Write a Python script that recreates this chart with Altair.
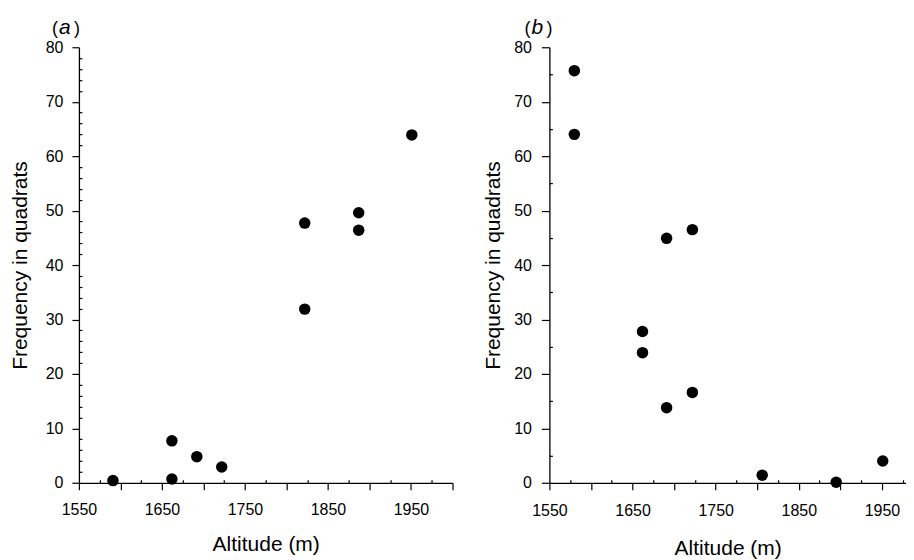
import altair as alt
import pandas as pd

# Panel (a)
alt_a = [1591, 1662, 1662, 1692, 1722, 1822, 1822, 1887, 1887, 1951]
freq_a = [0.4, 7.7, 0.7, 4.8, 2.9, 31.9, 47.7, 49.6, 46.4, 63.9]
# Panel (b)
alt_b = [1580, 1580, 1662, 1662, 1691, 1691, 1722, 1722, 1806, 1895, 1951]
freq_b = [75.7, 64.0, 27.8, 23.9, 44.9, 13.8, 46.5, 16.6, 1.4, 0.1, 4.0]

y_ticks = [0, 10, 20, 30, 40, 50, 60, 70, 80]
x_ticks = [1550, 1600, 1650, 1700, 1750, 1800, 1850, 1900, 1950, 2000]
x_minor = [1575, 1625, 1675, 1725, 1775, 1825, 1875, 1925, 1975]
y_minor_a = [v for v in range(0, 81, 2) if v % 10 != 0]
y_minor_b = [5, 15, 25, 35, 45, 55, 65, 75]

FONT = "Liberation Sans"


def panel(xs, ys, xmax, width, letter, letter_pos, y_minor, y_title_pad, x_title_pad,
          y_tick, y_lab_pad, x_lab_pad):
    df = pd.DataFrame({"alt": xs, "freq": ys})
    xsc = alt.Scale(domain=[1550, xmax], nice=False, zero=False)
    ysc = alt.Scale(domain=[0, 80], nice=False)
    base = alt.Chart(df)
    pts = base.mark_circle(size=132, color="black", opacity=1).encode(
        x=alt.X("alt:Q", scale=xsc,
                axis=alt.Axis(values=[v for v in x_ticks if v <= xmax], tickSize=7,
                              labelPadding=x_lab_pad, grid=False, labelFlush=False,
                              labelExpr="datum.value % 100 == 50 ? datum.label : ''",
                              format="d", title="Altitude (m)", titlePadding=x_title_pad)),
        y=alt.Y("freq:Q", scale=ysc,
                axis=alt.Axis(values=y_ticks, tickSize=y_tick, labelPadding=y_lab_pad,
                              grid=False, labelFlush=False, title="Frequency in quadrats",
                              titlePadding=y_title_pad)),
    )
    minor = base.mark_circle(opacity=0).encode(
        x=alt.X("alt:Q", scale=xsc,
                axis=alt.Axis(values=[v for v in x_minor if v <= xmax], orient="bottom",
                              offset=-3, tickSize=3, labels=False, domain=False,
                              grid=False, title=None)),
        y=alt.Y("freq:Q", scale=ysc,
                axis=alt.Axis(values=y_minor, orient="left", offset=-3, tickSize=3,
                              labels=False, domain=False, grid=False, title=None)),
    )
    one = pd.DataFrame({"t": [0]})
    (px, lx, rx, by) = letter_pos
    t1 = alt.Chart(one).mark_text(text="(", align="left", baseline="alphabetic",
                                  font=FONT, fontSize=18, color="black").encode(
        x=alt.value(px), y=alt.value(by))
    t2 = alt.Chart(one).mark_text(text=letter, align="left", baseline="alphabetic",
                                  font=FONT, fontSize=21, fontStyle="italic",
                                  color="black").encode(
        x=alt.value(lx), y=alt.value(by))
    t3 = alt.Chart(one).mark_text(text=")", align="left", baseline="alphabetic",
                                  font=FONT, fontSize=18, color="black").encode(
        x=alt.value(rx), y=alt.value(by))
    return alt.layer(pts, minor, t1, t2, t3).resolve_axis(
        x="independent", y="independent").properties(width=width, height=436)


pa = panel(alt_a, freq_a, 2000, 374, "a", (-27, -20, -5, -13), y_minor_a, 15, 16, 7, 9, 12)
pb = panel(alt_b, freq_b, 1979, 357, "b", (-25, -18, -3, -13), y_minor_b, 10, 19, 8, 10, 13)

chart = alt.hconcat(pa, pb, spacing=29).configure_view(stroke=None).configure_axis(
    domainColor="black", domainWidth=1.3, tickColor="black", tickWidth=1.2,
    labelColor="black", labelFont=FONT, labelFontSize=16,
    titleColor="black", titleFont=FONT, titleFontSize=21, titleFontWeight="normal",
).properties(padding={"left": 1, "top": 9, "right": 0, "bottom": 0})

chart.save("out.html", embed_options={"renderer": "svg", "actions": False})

> [Given request]
Write out every line above exactly as it is, leaving out the pictures.

> [In response]
Write a Python script that recreates this chart with Altair.
import altair as alt
import pandas as pd

# Panel (a)
alt_a = [1591, 1662, 1662, 1692, 1722, 1822, 1822, 1887, 1887, 1951]
freq_a = [0.4, 7.7, 0.7, 4.8, 2.9, 31.9, 47.7, 49.6, 46.4, 63.9]
# Panel (b)
alt_b = [1580, 1580, 1662, 1662, 1691, 1691, 1722, 1722, 1806, 1895, 1951]
freq_b = [75.7, 64.0, 27.8, 23.9, 44.9, 13.8, 46.5, 16.6, 1.4, 0.1, 4.0]

y_ticks = [0, 10, 20, 30, 40, 50, 60, 70, 80]
x_ticks = [1550, 1600, 1650, 1700, 1750, 1800, 1850, 1900, 1950, 2000]
x_minor = [1575, 1625, 1675, 1725, 1775, 1825, 1875, 1925, 1975]
y_minor_a = [v for v in range(0, 81, 2) if v % 10 != 0]
y_minor_b = [5, 15, 25, 35, 45, 55, 65, 75]

FONT = "Liberation Sans"


def panel(xs, ys, xmax, width, letter, letter_pos, y_minor, y_title_pad, x_title_pad,
          y_tick, y_lab_pad, x_lab_pad):
    df = pd.DataFrame({"alt": xs, "freq": ys})
    xsc = alt.Scale(domain=[1550, xmax], nice=False, zero=False)
    ysc = alt.Scale(domain=[0, 80], nice=False)
    base = alt.Chart(df)
    pts = base.mark_circle(size=132, color="black", opacity=1).encode(
        x=alt.X("alt:Q", scale=xsc,
                axis=alt.Axis(values=[v for v in x_ticks if v <= xmax], tickSize=7,
                              labelPadding=x_lab_pad, grid=False, labelFlush=False,
                              labelExpr="datum.value % 100 == 50 ? datum.label : ''",
                              format="d", title="Altitude (m)", titlePadding=x_title_pad)),
        y=alt.Y("freq:Q", scale=ysc,
                axis=alt.Axis(values=y_ticks, tickSize=y_tick, labelPadding=y_lab_pad,
                              grid=False, labelFlush=False, title="Frequency in quadrats",
                              titlePadding=y_title_pad)),
    )
    minor = base.mark_circle(opacity=0).encode(
        x=alt.X("alt:Q", scale=xsc,
                axis=alt.Axis(values=[v for v in x_minor if v <= xmax], orient="bottom",
                              offset=-3, tickSize=3, labels=False, domain=False,
                              grid=False, title=None)),
        y=alt.Y("freq:Q", scale=ysc,
                axis=alt.Axis(values=y_minor, orient="left", offset=-3, tickSize=3,
                              labels=False, domain=False, grid=False, title=None)),
    )
    one = pd.DataFrame({"t": [0]})
    (px, lx, rx, by) = letter_pos
    t1 = alt.Chart(one).mark_text(text="(", align="left", baseline="alphabetic",
                                  font=FONT, fontSize=18, color="black").encode(
        x=alt.value(px), y=alt.value(by))
    t2 = alt.Chart(one).mark_text(text=letter, align="left", baseline="alphabetic",
                                  font=FONT, fontSize=21, fontStyle="italic",
                                  color="black").encode(
        x=alt.value(lx), y=alt.value(by))
    t3 = alt.Chart(one).mark_text(text=")", align="left", baseline="alphabetic",
                                  font=FONT, fontSize=18, color="black").encode(
        x=alt.value(rx), y=alt.value(by))
    return alt.layer(pts, minor, t1, t2, t3).resolve_axis(
        x="independent", y="independent").properties(width=width, height=436)


pa = panel(alt_a, freq_a, 2000, 374, "a", (-27, -20, -5, -13), y_minor_a, 15, 16, 7, 9, 12)
pb = panel(alt_b, freq_b, 1979, 357, "b", (-25, -18, -3, -13), y_minor_b, 10, 19, 8, 10, 13)

chart = alt.hconcat(pa, pb, spacing=29).configure_view(stroke=None).configure_axis(
    domainColor="black", domainWidth=1.3, tickColor="black", tickWidth=1.2,
    labelColor="black", labelFont=FONT, labelFontSize=16,
    titleColor="black", titleFont=FONT, titleFontSize=21, titleFontWeight="normal",
).properties(padding={"left": 1, "top": 9, "right": 0, "bottom": 0})

chart.save("out.html", embed_options={"renderer": "svg", "actions": False})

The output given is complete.